UH Honors Alumnus Richard Coselli and Others.

UH Grads Mary Jo & Richard Coselli, At Home in Chappell Hill.

For five years, 2004 to 2009, it was my great pleasure to work along side attorney Richard Coselli as volunteers in service to the Texas Baseball Hall of Fame. As Board President from 2004 to 2008, and as President Emeritus through the crack of doom since 2008, but now retired from active service, it remains my fondest hope that the TBHOF will still someday find its home in the form of a physical presence that Houstonians and fellow Texans will be proud to embrace as worthy of its fully stated mission statement for preserving Texas baseball history.

Mr. Richard Coselli was the major person who helped us organize this effort as a legal entity from 2004 through 2009, even providing us with the use of his own office board room for our periodic meetings. We could not have done it all without him. Richard Coselli just happened to have been the exact person we needed during our transitional years in Houston. He was a native Houstonian and a man who loved baseball. Put that all in the basket with his intellect, experience, wisdom, and senses of balance and humor, and we could not have found a better counsel of service to a cause that remains to this day – one that shall always be larger than the whims, aims, needs, or desires of any single person at the helm of leadership. Although Richard Coselli, yours truly, and most others of us from our original formative group are now gone from direct connection to the TBHOF, I think I speak for us all when I say that we still hope for the best and that the organization will survive these hard economic times and find a way to flourish and grow in the future along lines that are governed by integrity of purpose and stable financial support.

Richard Coselli is no newcomer in service to this community. I could not begin to list all the things that both he and his wife, Mary Jo Coselli, have done for Houston, but the two University of Houston graduates continue to do a great many things.

I first became acquainted with Richard Coselli’s contributions while we both were students at UH more than a half century ago. Richard was slightly older than me back then – and still is, for that matter. Funny how that works. – Anyway, we never met back in the 1950s, but I was very aware of his work in organizing the original Frontier Fiesta at UH, the largest campus college show on earth, one that grew big enough to gain a write-up in Life Magazine – a publication from back in the day that spread the good word  in those primitive pre-Internet times that something big was happening in Houston. Ironically, even though I worked on the Frontier Fiesta myself, Richard Coselli and I never met until we both fell into involvement with the Texas Baseball Hall of Fame move to Houston in 2004. I had been a volunteer member of the TBHOF’s selection committee since 2001, but I didn’t wade into the deep water of its work until 2004, when Greg Lucas of Fox Sports and I agreed to head up a move of the organization’s headquarters from Dallas to Houston. Richard Coselli soon came on deck as our legal advisor.

Last Friday night, April 23, 2010, the University of Houston honored Richard Coselli (BS ’55, JD ’58) as one of eleven distinguished alumni who have made enormous contributions to the benefit of UH over the years. The occasion was marked by a formal dinner party, hosted by the UH Alumni Association and addressed by UH Chancellor and President Renu Khator.

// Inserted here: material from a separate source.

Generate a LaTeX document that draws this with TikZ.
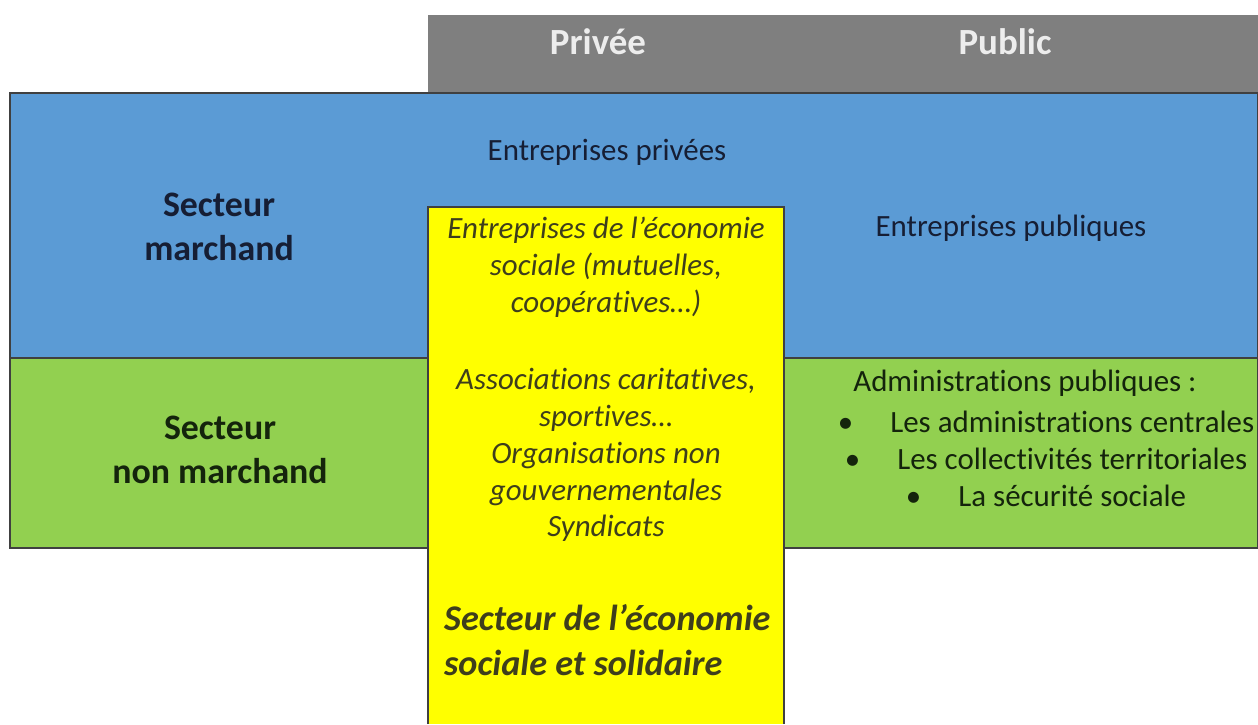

President Renu Khator & Jim Parsons (BS '96) of TV's Big Bang Theory.

Richard Coselli was denied the opportunity of being the funniest man on the dais Friday by the presence of fellow honoree Jim Parsons. A 1996 UH graduate, Parsons is having a pretty good run these days on television as the star of the hit comedy show called “The Big Bang Theory,” but that is OK too. Our UH people come in all ages, shapes, and sizes across a diverse line of differential talent.

Richard Coselli simply brings a quartet of elements to the table of any enterprise that money cannot buy. Their names are intelligence, loyalty, honesty, and integrity.

Congratulations, Richard! It’s good to know that our university has now officially recognized what a lot of your friends have known for years. You are the kind of person that has made the University of Houston and the City of Houston the great places they each are.

“In Time” is our UH motto. In time, UH has now finally recognized one of its own for all he has done in service to the greater good of the university community. Congratulations again, my friend. You deserve every ounce and inch of credit that flows from this much larger measure.